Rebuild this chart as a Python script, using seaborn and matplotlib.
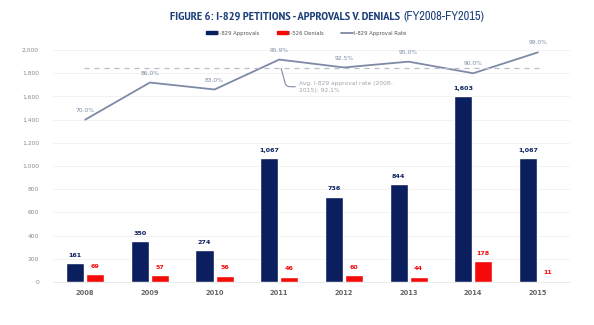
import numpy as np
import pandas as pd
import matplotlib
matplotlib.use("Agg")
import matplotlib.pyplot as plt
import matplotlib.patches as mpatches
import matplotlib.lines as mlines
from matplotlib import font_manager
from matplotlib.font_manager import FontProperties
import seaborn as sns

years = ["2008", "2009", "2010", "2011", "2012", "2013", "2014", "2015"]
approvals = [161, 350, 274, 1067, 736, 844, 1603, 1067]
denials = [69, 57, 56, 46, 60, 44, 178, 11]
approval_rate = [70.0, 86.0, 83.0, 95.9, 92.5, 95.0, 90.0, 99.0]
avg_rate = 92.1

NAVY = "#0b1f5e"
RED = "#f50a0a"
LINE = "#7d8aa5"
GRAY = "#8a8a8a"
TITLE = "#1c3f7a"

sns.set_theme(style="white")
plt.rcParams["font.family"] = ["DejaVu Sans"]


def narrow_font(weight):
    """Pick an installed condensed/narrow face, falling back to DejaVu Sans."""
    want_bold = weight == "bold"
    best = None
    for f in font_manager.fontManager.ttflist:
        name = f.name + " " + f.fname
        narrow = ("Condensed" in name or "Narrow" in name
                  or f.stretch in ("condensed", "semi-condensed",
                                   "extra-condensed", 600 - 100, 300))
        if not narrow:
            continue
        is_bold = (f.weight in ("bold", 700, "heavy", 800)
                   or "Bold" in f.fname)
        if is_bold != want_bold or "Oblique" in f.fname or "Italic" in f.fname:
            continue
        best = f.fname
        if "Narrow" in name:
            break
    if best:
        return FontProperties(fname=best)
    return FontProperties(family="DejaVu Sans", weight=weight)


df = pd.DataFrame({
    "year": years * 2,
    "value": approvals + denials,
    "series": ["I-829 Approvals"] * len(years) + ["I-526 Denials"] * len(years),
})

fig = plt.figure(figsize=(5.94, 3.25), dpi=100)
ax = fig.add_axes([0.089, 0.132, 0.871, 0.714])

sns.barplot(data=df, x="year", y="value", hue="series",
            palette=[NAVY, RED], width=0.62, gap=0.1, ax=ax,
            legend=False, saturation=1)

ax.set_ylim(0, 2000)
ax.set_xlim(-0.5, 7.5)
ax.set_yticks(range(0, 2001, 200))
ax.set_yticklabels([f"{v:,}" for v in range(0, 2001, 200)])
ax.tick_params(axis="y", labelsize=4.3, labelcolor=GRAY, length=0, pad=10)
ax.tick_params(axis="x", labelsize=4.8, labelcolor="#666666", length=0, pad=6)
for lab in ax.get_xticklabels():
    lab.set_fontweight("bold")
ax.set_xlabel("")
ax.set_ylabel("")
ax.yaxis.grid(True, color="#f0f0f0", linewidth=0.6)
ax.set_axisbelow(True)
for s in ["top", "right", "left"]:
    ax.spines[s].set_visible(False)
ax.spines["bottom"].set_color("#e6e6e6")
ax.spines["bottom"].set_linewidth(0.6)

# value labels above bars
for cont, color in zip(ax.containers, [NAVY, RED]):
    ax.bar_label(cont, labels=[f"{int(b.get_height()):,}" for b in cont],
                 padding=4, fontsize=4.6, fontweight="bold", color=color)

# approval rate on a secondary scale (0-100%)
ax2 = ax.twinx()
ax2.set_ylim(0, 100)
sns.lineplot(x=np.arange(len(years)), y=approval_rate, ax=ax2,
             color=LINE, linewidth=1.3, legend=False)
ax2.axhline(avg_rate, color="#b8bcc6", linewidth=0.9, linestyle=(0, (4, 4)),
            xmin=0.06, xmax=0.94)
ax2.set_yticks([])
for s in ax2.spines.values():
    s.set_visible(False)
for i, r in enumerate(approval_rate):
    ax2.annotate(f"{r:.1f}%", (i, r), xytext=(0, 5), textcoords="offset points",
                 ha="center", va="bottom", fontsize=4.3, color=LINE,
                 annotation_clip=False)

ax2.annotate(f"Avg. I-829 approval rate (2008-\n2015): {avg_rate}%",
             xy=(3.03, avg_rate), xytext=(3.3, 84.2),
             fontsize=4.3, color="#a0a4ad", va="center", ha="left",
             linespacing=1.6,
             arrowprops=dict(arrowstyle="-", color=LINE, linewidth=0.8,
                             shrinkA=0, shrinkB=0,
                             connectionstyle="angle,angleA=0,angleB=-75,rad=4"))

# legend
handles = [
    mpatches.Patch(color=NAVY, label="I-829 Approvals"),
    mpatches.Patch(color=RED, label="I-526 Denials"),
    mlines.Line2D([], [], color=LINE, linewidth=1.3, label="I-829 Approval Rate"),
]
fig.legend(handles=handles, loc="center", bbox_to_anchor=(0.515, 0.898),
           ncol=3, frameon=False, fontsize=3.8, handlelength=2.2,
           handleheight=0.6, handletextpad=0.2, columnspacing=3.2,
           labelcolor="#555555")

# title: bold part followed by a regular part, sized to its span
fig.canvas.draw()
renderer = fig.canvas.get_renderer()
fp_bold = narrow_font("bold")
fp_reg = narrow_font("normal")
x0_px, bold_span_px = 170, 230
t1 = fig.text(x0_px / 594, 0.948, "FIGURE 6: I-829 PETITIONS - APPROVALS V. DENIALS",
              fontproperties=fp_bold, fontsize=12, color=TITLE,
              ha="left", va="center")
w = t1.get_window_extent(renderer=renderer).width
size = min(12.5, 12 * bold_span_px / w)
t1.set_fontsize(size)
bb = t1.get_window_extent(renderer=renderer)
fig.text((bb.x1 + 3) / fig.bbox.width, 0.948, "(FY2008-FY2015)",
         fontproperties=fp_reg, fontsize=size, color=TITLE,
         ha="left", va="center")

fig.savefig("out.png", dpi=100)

## Task prompt
Copy each line above precisely, dropping the pictures.

## Result of the exercise
Rebuild this chart as a Python script, using seaborn and matplotlib.
import numpy as np
import pandas as pd
import matplotlib
matplotlib.use("Agg")
import matplotlib.pyplot as plt
import matplotlib.patches as mpatches
import matplotlib.lines as mlines
from matplotlib import font_manager
from matplotlib.font_manager import FontProperties
import seaborn as sns

years = ["2008", "2009", "2010", "2011", "2012", "2013", "2014", "2015"]
approvals = [161, 350, 274, 1067, 736, 844, 1603, 1067]
denials = [69, 57, 56, 46, 60, 44, 178, 11]
approval_rate = [70.0, 86.0, 83.0, 95.9, 92.5, 95.0, 90.0, 99.0]
avg_rate = 92.1

NAVY = "#0b1f5e"
RED = "#f50a0a"
LINE = "#7d8aa5"
GRAY = "#8a8a8a"
TITLE = "#1c3f7a"

sns.set_theme(style="white")
plt.rcParams["font.family"] = ["DejaVu Sans"]


def narrow_font(weight):
    """Pick an installed condensed/narrow face, falling back to DejaVu Sans."""
    want_bold = weight == "bold"
    best = None
    for f in font_manager.fontManager.ttflist:
        name = f.name + " " + f.fname
        narrow = ("Condensed" in name or "Narrow" in name
                  or f.stretch in ("condensed", "semi-condensed",
                                   "extra-condensed", 600 - 100, 300))
        if not narrow:
            continue
        is_bold = (f.weight in ("bold", 700, "heavy", 800)
                   or "Bold" in f.fname)
        if is_bold != want_bold or "Oblique" in f.fname or "Italic" in f.fname:
            continue
        best = f.fname
        if "Narrow" in name:
            break
    if best:
        return FontProperties(fname=best)
    return FontProperties(family="DejaVu Sans", weight=weight)


df = pd.DataFrame({
    "year": years * 2,
    "value": approvals + denials,
    "series": ["I-829 Approvals"] * len(years) + ["I-526 Denials"] * len(years),
})

fig = plt.figure(figsize=(5.94, 3.25), dpi=100)
ax = fig.add_axes([0.089, 0.132, 0.871, 0.714])

sns.barplot(data=df, x="year", y="value", hue="series",
            palette=[NAVY, RED], width=0.62, gap=0.1, ax=ax,
            legend=False, saturation=1)

ax.set_ylim(0, 2000)
ax.set_xlim(-0.5, 7.5)
ax.set_yticks(range(0, 2001, 200))
ax.set_yticklabels([f"{v:,}" for v in range(0, 2001, 200)])
ax.tick_params(axis="y", labelsize=4.3, labelcolor=GRAY, length=0, pad=10)
ax.tick_params(axis="x", labelsize=4.8, labelcolor="#666666", length=0, pad=6)
for lab in ax.get_xticklabels():
    lab.set_fontweight("bold")
ax.set_xlabel("")
ax.set_ylabel("")
ax.yaxis.grid(True, color="#f0f0f0", linewidth=0.6)
ax.set_axisbelow(True)
for s in ["top", "right", "left"]:
    ax.spines[s].set_visible(False)
ax.spines["bottom"].set_color("#e6e6e6")
ax.spines["bottom"].set_linewidth(0.6)

# value labels above bars
for cont, color in zip(ax.containers, [NAVY, RED]):
    ax.bar_label(cont, labels=[f"{int(b.get_height()):,}" for b in cont],
                 padding=4, fontsize=4.6, fontweight="bold", color=color)

# approval rate on a secondary scale (0-100%)
ax2 = ax.twinx()
ax2.set_ylim(0, 100)
sns.lineplot(x=np.arange(len(years)), y=approval_rate, ax=ax2,
             color=LINE, linewidth=1.3, legend=False)
ax2.axhline(avg_rate, color="#b8bcc6", linewidth=0.9, linestyle=(0, (4, 4)),
            xmin=0.06, xmax=0.94)
ax2.set_yticks([])
for s in ax2.spines.values():
    s.set_visible(False)
for i, r in enumerate(approval_rate):
    ax2.annotate(f"{r:.1f}%", (i, r), xytext=(0, 5), textcoords="offset points",
                 ha="center", va="bottom", fontsize=4.3, color=LINE,
                 annotation_clip=False)

ax2.annotate(f"Avg. I-829 approval rate (2008-\n2015): {avg_rate}%",
             xy=(3.03, avg_rate), xytext=(3.3, 84.2),
             fontsize=4.3, color="#a0a4ad", va="center", ha="left",
             linespacing=1.6,
             arrowprops=dict(arrowstyle="-", color=LINE, linewidth=0.8,
                             shrinkA=0, shrinkB=0,
                             connectionstyle="angle,angleA=0,angleB=-75,rad=4"))

# legend
handles = [
    mpatches.Patch(color=NAVY, label="I-829 Approvals"),
    mpatches.Patch(color=RED, label="I-526 Denials"),
    mlines.Line2D([], [], color=LINE, linewidth=1.3, label="I-829 Approval Rate"),
]
fig.legend(handles=handles, loc="center", bbox_to_anchor=(0.515, 0.898),
           ncol=3, frameon=False, fontsize=3.8, handlelength=2.2,
           handleheight=0.6, handletextpad=0.2, columnspacing=3.2,
           labelcolor="#555555")

# title: bold part followed by a regular part, sized to its span
fig.canvas.draw()
renderer = fig.canvas.get_renderer()
fp_bold = narrow_font("bold")
fp_reg = narrow_font("normal")
x0_px, bold_span_px = 170, 230
t1 = fig.text(x0_px / 594, 0.948, "FIGURE 6: I-829 PETITIONS - APPROVALS V. DENIALS",
              fontproperties=fp_bold, fontsize=12, color=TITLE,
              ha="left", va="center")
w = t1.get_window_extent(renderer=renderer).width
size = min(12.5, 12 * bold_span_px / w)
t1.set_fontsize(size)
bb = t1.get_window_extent(renderer=renderer)
fig.text((bb.x1 + 3) / fig.bbox.width, 0.948, "(FY2008-FY2015)",
         fontproperties=fp_reg, fontsize=size, color=TITLE,
         ha="left", va="center")

fig.savefig("out.png", dpi=100)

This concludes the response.